:: Work to complete ::
Do not repeat pictures. Repeat exactly the lines of the listing below from its first line through the line with "14700, 11500, 17800];".

:: Supplied data ::
'''
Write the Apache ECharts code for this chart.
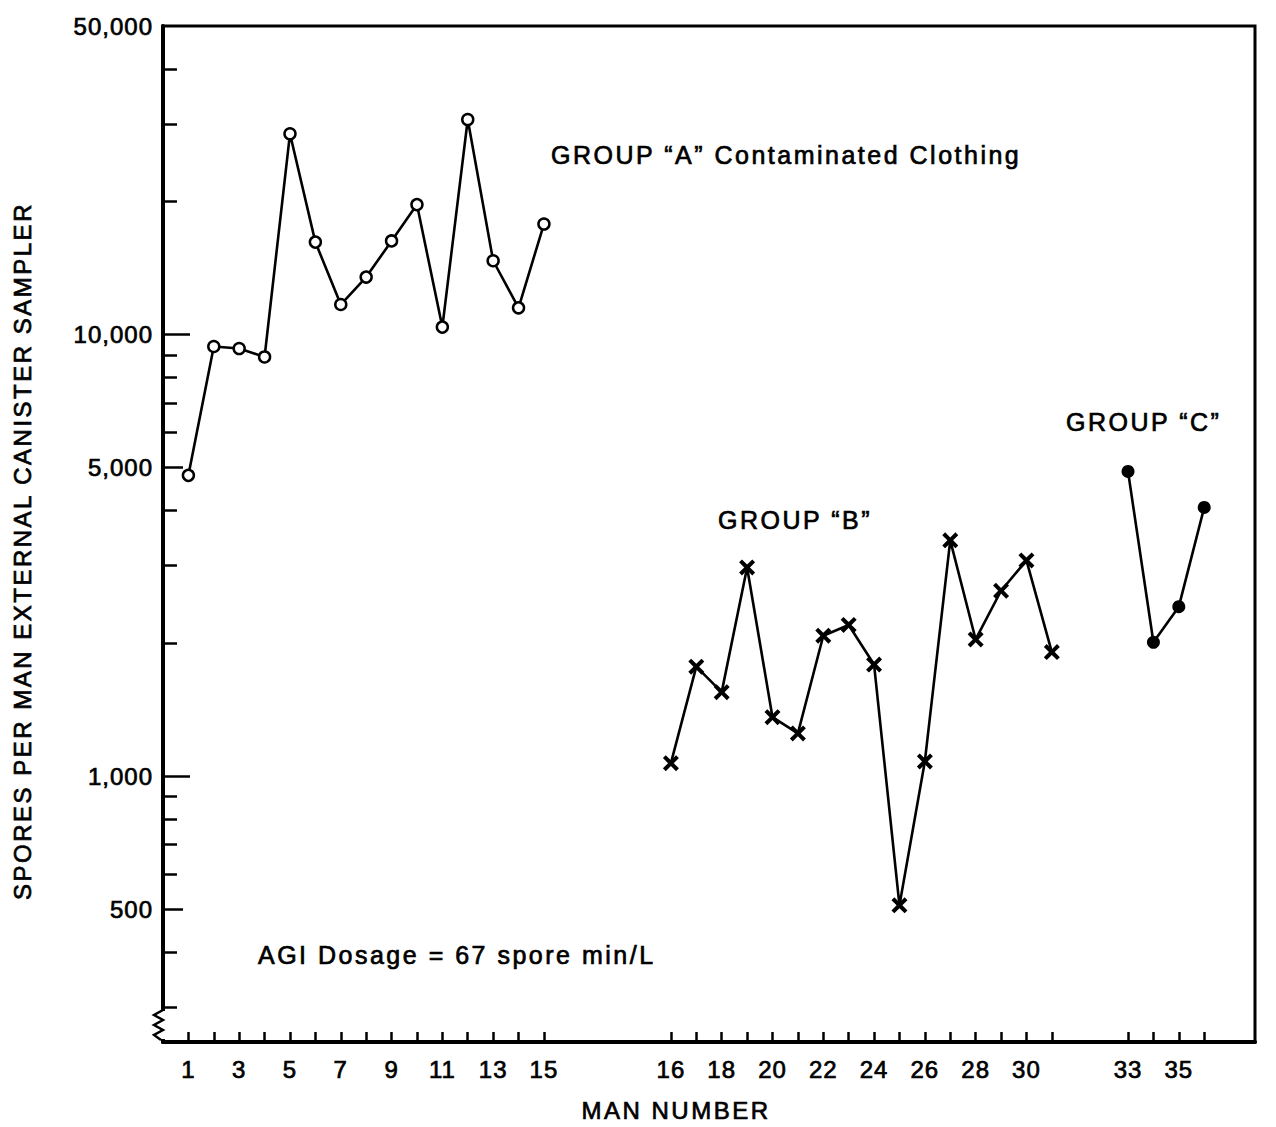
<!DOCTYPE html>
<html>
<head>
<meta charset="utf-8">
<script src="https://cdn.jsdelivr.net/npm/echarts@6/dist/echarts.min.js"></script>
<style>
html,body{margin:0;padding:0;background:#fff;}
#c{width:1276px;height:1127px;}
#c svg text{stroke:#000;stroke-width:0.7px;}
</style>
</head>
<body>
<div id="c"></div>
<script>
// ---------------- DATA ----------------
const groupA_men = [1,2,3,4,5,6,7,8,9,10,11,12,13,14,15];
const groupA_spores = [4800, 9400, 9300, 8900, 28500, 16200, 11700, 13500, 16300, 19700, 10400, 30700, 14700, 11500, 17800];

const groupB_men = [16,17,18,19,20,21,22,23,24,25,26,27,28,29,30,31];
const groupB_spores = [1070, 1770, 1550, 2970, 1360, 1250, 2080, 2200, 1790, 510, 1080, 3420, 2040, 2630, 3080, 1910];

const groupC_men = [33,34,35,36];
const groupC_spores = [4900, 2010, 2420, 4060];

const xLabelMen = [1,3,5,7,9,11,13,15,16,18,20,22,24,26,28,30,33,35];
const yLabelValues = [500, 1000, 5000, 10000, 50000];
const yMidTicks = [500, 5000];
const yMajorTicks = [1000, 10000];
const yMinorTicks = [300,400,600,700,800,900,2000,3000,4000,6000,7000,8000,9000,20000,30000,40000];

// ---------------- LAYOUT ----------------
// gaps inserted on the man-number axis between groups
const axisGaps = [{firstMan:16, shift:4}, {firstMan:33, shift:5}];
function manPos(m){ let s = 0; for (const g of axisGaps) if (m >= g.firstMan) s = g.shift; return m + s; }
const xTickMen = groupA_men.concat(groupB_men, groupC_men);
function posToMan(v){
  for (const m of xTickMen) if (Math.abs(manPos(m) - v) < 1e-6) return m;
  return '';
}

const FONT = '"Liberation Sans", Arial, Helvetica, sans-serif';
const BLACK = '#000';

const chart = echarts.init(document.getElementById('c'), null, {renderer:'svg', width:1276, height:1127});

function yFmt(v){ return v >= 1000 ? Number(v).toLocaleString('en-US') : String(v); }

const hiddenY = {
  type:'log', logBase:10, min:250, max:50000, position:'left',
  axisLine:{show:false}, axisLabel:{show:false}, splitLine:{show:false}
};

const option = {
  animation:false,
  backgroundColor:'#fff',
  grid:{left:163, top:26, width:1092, height:1016, show:true, borderColor:BLACK, borderWidth:3, backgroundColor:'transparent'},
  xAxis:[{
    type:'value', min:0, max:43, position:'bottom',
    name:'MAN NUMBER', nameLocation:'middle', nameGap:56,
    nameTextStyle:{fontFamily:FONT, fontSize:24, color:BLACK, padding:[0,66,0,0]},
    axisLine:{show:true, lineStyle:{color:BLACK, width:4}},
    axisTick:{show:true, inside:true, length:10, lineStyle:{color:BLACK, width:2.5}, customValues: xTickMen.map(manPos)},
    axisLabel:{show:true, margin:15, fontFamily:FONT, fontSize:24, color:BLACK,
      customValues: xLabelMen.map(manPos), formatter: v => String(posToMan(v))},
    splitLine:{show:false}
  }],
  yAxis:[
    {
      type:'log', logBase:10, min:250, max:50000, position:'left',
      name:'SPORES PER MAN EXTERNAL CANISTER SAMPLER', nameLocation:'middle', nameGap:129, nameRotate:90,
      nameTextStyle:{fontFamily:FONT, fontSize:24, color:BLACK, padding:[0,34,0,0]},
      axisLine:{show:true, lineStyle:{color:BLACK, width:4}},
      axisTick:{show:true, inside:true, length:27, lineStyle:{color:BLACK, width:2.5}, customValues: yMajorTicks},
      axisLabel:{show:true, margin:10, fontFamily:FONT, fontSize:24, color:BLACK, customValues: yLabelValues, formatter: yFmt},
      splitLine:{show:false}
    },
    Object.assign({}, hiddenY, {axisTick:{show:true, inside:true, length:20, lineStyle:{color:BLACK, width:2.5}, customValues: yMidTicks}}),
    Object.assign({}, hiddenY, {axisTick:{show:true, inside:true, length:14, lineStyle:{color:BLACK, width:2.5}, customValues: yMinorTicks}})
  ],
  series:[
    {
      type:'line', name:'Group A',
      data: groupA_men.map((m,i)=>[manPos(m), groupA_spores[i]]),
      symbol:'circle', symbolSize:11, showSymbol:true, showAllSymbol:true,
      itemStyle:{color:'#fff', borderColor:BLACK, borderWidth:2.5},
      lineStyle:{color:BLACK, width:2.6}
    },
    {
      type:'line', name:'Group B',
      data: groupB_men.map((m,i)=>[manPos(m), groupB_spores[i]]),
      symbol:'path://M2.5,0 L7,4.5 L11.5,0 L14,2.5 L9.5,7 L14,11.5 L11.5,14 L7,9.5 L2.5,14 L0,11.5 L4.5,7 L0,2.5 Z',
      symbolSize:16, showSymbol:true, showAllSymbol:true,
      itemStyle:{color:BLACK},
      lineStyle:{color:BLACK, width:2.6}
    },
    {
      type:'line', name:'Group C',
      data: groupC_men.map((m,i)=>[manPos(m), groupC_spores[i]]),
      symbol:'circle', symbolSize:13, showSymbol:true, showAllSymbol:true,
      itemStyle:{color:BLACK},
      lineStyle:{color:BLACK, width:2.6}
    }
  ],
  graphic:[
    {type:'text', x:551, y:155, z:100, style:{text:'GROUP \u201CA\u201D Contaminated Clothing', font:'25px '+FONT, fill:BLACK, align:'left', verticalAlign:'middle'}},
    {type:'text', x:718, y:520, z:100, style:{text:'GROUP \u201CB\u201D', font:'25px '+FONT, fill:BLACK, align:'left', verticalAlign:'middle'}},
    {type:'text', x:1066, y:422, z:100, style:{text:'GROUP \u201CC\u201D', font:'25px '+FONT, fill:BLACK, align:'left', verticalAlign:'middle'}},
    {type:'text', x:258, y:955, z:100, style:{text:'AGI Dosage = 67 spore min/L', font:'25px '+FONT, fill:BLACK, align:'left', verticalAlign:'middle'}},
    {type:'rect', z:100, shape:{x:150, y:1011, width:20, height:28}, style:{fill:'#fff'}},
    {type:'polyline', z:101, shape:{points:[[163,1010],[154,1015],[163,1020],[154,1025],[163,1030],[154,1035],[161,1040]]}, style:{stroke:BLACK, lineWidth:2.5, fill:null}}
  ]
};

chart.setOption(option);

function applySpacing(){
  document.querySelectorAll('#c svg text').forEach(t => {
    const s = (t.textContent || '').trim();
    t.style.letterSpacing = /^[\d,]+$/.test(s) ? '1px' : '2.5px';
  });
}
applySpacing();
chart.on('finished', applySpacing);
setTimeout(applySpacing, 50);
</script>
</body>
</html>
'''
:: Problem solution ::
Write the Apache ECharts code for this chart.
<!DOCTYPE html>
<html>
<head>
<meta charset="utf-8">
<script src="https://cdn.jsdelivr.net/npm/echarts@6/dist/echarts.min.js"></script>
<style>
html,body{margin:0;padding:0;background:#fff;}
#c{width:1276px;height:1127px;}
#c svg text{stroke:#000;stroke-width:0.7px;}
</style>
</head>
<body>
<div id="c"></div>
<script>
// ---------------- DATA ----------------
const groupA_men = [1,2,3,4,5,6,7,8,9,10,11,12,13,14,15];
const groupA_spores = [4800, 9400, 9300, 8900, 28500, 16200, 11700, 13500, 16300, 19700, 10400, 30700, 14700, 11500, 17800];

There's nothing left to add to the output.